L. B. Shephard, for plaintiff. J. S. Williams, for defendant. BOSWORTH, J. To maintain an action for malicious prosecution, three facts, if controverted, must be established: 1. That the prosecution is at an end, and was determined in favor of the plaintiff. 2. The want of probable cause. 3. Malice.

In such an action it is necessary to give some evidence of the want of probable cause. It is insufficient to prove a mere acquittal; that, alone, is not prima facie evidence of the want of probable cause. Gorton v. De Angelis, 6 Wend. 418.

It is equally essential that the former prosecution should appear to have been maliciously instituted. Malice may be inferred from the want of probable cause, but such an inference is one which a jury is not required to make, at all events, merely because they may find the absence of probable cause.

Unless the evidence, in relation to the circumstances under which the prosecution was ended, and that given to establish the want of probable cause, justify the inference of malice, other evidence, in support of it, must be given.

Evidence as to the conduct of the defendant, in the course of the transaction, his declarations on the subject, and any forwardness and activity in exposing the plaintiff by a publication, are properly admitted to prove malice. Such evidence must be given as will justify a jury in finding the existence of malice.

The rule is uniformly stated, that, to maintain an action for a former prosecution, it must be shown to have been without probable cause, and malicious. Vanduzer v. Linderman, 10 Johns. R. 106; Murray v. Long, 1 Wend. 140; 2 Stark. Ev. 494; Willans v. Taylor, 6 Bing. 183.

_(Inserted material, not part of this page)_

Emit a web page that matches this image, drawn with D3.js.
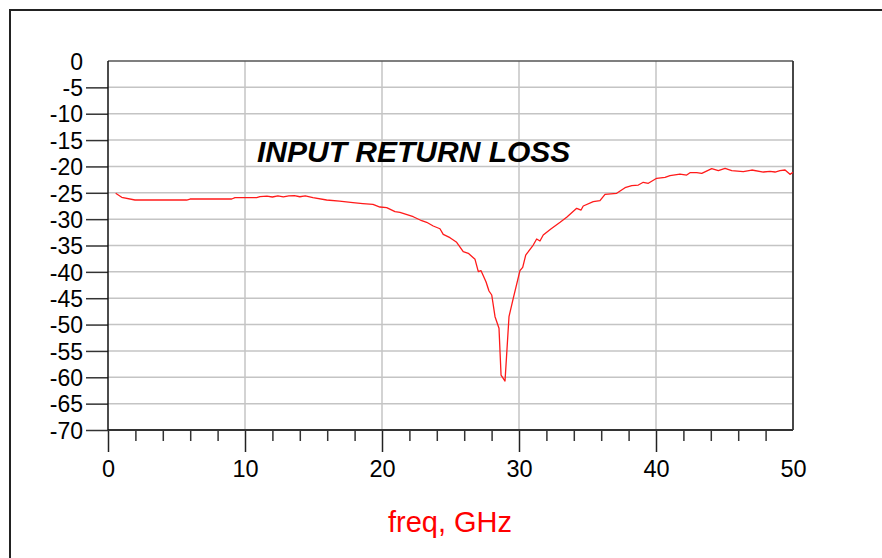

The judge, at the trial, charged that the fact that the plaintiff was discharged before the magistrate showed, prima facie, that there was no probable cause for the arrest, and shifted the burden of proof from the plaintiff to the defendant, who was bound to show affirmatively that there was probable cause.

He was requested to charge "that the discharge of Vanderbilt was not prima facie evidence of the want of probable cause." This he refused to do. To this refusal to charge, and to the charge as made, the defendant excepted.

He also charged "that, if probable cause is made out, the question of malice becomes immaterial, except as bearing on the question of damages."

"This question of malice in fact, supposing that probable cause did not exist, is material only as. affecting the question of damages."

He was requested to charge "that the jury could not find a verdict for the plaintiff, unless he has proved that there was no probable cause for the complaint, and not even then, unless they believe, from the evidence, that, in making the complaint, the defendant acted from malicious motives." This the judge declined to do, and to his refusal so to charge the defendant excepted.